Security matters—even more when your funds are hopping over chains or locked in smart contracts.

Synapse has been audited (Certik and others) and has so far avoided major exploits despite operating in a high-risk niche (bridging). But let’s be real—cross-chain hacks are where the big losses happen. Bridges like Harmony and Wormhole lost millions. Synapse mitigates this with optimistic verification layers and conservative security designs, but it’s not risk-proof.

Toncoin benefits from being more centralized and streamlined. Its validators are fewer (more like Solana) but quite secure, thanks in part to the control exerted by the TON Foundation and close Telegram integration. The past couple of years have seen no major breakdowns, and with a closed-loop ecosystem, TON has less exposure to DeFi exploits. But this also means fewer permissionless use cases.

So the Synapse vs Toncoin debate really asks: do you want decentralized infra with higher risk or app-layer adoption with lower flexibility?

Which One Should You Buy: Synapse or Toncoin in 2025?

Alright, cards on the table.

If you’re looking for a long-term narrative around cross-chain infrastructure—a space likely to explode with the rise of app-specific chains and modular blockchains—then SYN (or its upgraded CX token) holds underrated potential. It fits well in a diversified portfolio aimed at Web3 infrastructure.

TON, on the other hand, is a juggernaut of adoption. It’s deeply woven into Telegram, which is basically the WeChat of crypto. For passive investing, earning yield, or betting on crypto mass adoption… TON is hard to ignore.

As a crypto investor myself (been burnt by hype coins and raised by fundamentals), I’d personally lean into both—but differently. TON for low-risk staking and exposure to real-world adoption; SYN/CX for asymmetric upside if interoperability becomes as essential as we expect.

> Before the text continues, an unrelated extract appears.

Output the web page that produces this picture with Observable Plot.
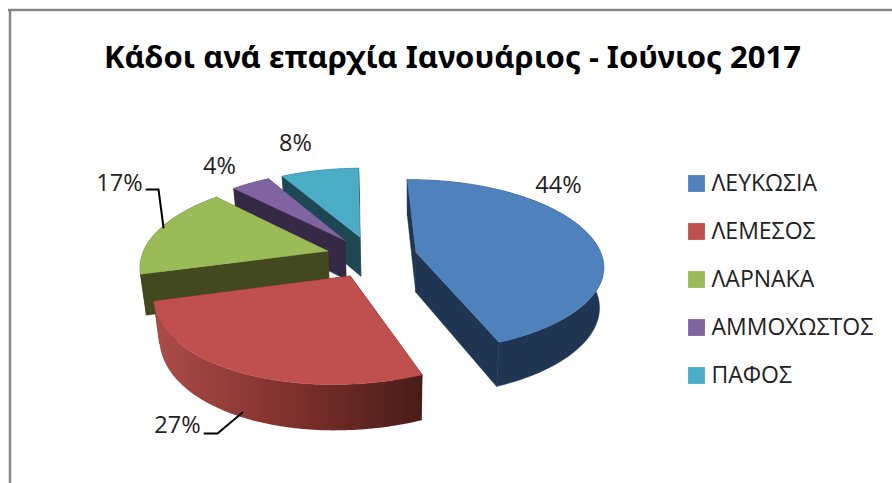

FAQ: Synapse vs Toncoin in 2025

What’s the main difference between Toncoin and Synapse?
TON is built for crypto utility inside apps like Telegram—fast, payment-focused, and user-friendly. SYN is about connecting blockchains—think foundational DeFi infrastructure.

Can I stake Toncoin or Synapse?
Yes. TON offers native staking with ~7% APY. SYN’s staking transitioned to CX under Cortex Protocol, with new staking rewards expected once fully integrated.

Is Toncoin more secure than Synapse?
TON has fewer attack vectors due to a more limited open DeFi footprint. SYN, being a bridge protocol, is more exposed to cross-chain risks—which it mitigates with cautious design.

How do I buy SYN or TON?
Both are listed on major exchanges like Binance, Bitget, and KuCoin. Just search SYN/TON against USDT and you’re good to go.

Which coin is better for beginners in 2025?
TON is beginner-friendly thanks to Telegram integration and staking. SYN offers deeper value but may suit more experienced investors into DeFi and Web3 infrastructure.

Are there unique risks with either?
SYN has higher protocol risk (e.g., bridge exploits). TON carries centralization concerns and regulatory overhang due to its ties with Telegram.

What’s the future outlook for SYN vs TON?
SYN may shine as cross-chain use cases scale in complexity. TON could dominate Web3 adoption among mainstream users. Both offer compelling—but different—stories.


In crypto, your investment strategy is your fingerprint. There’s no clear “winner” in the Synapse vs Toncoin debate—but there are clear differences in what they aim to be. One speaks to the builders, the other to the users. In 2025, both voices are loud. Just make sure yours is heard too.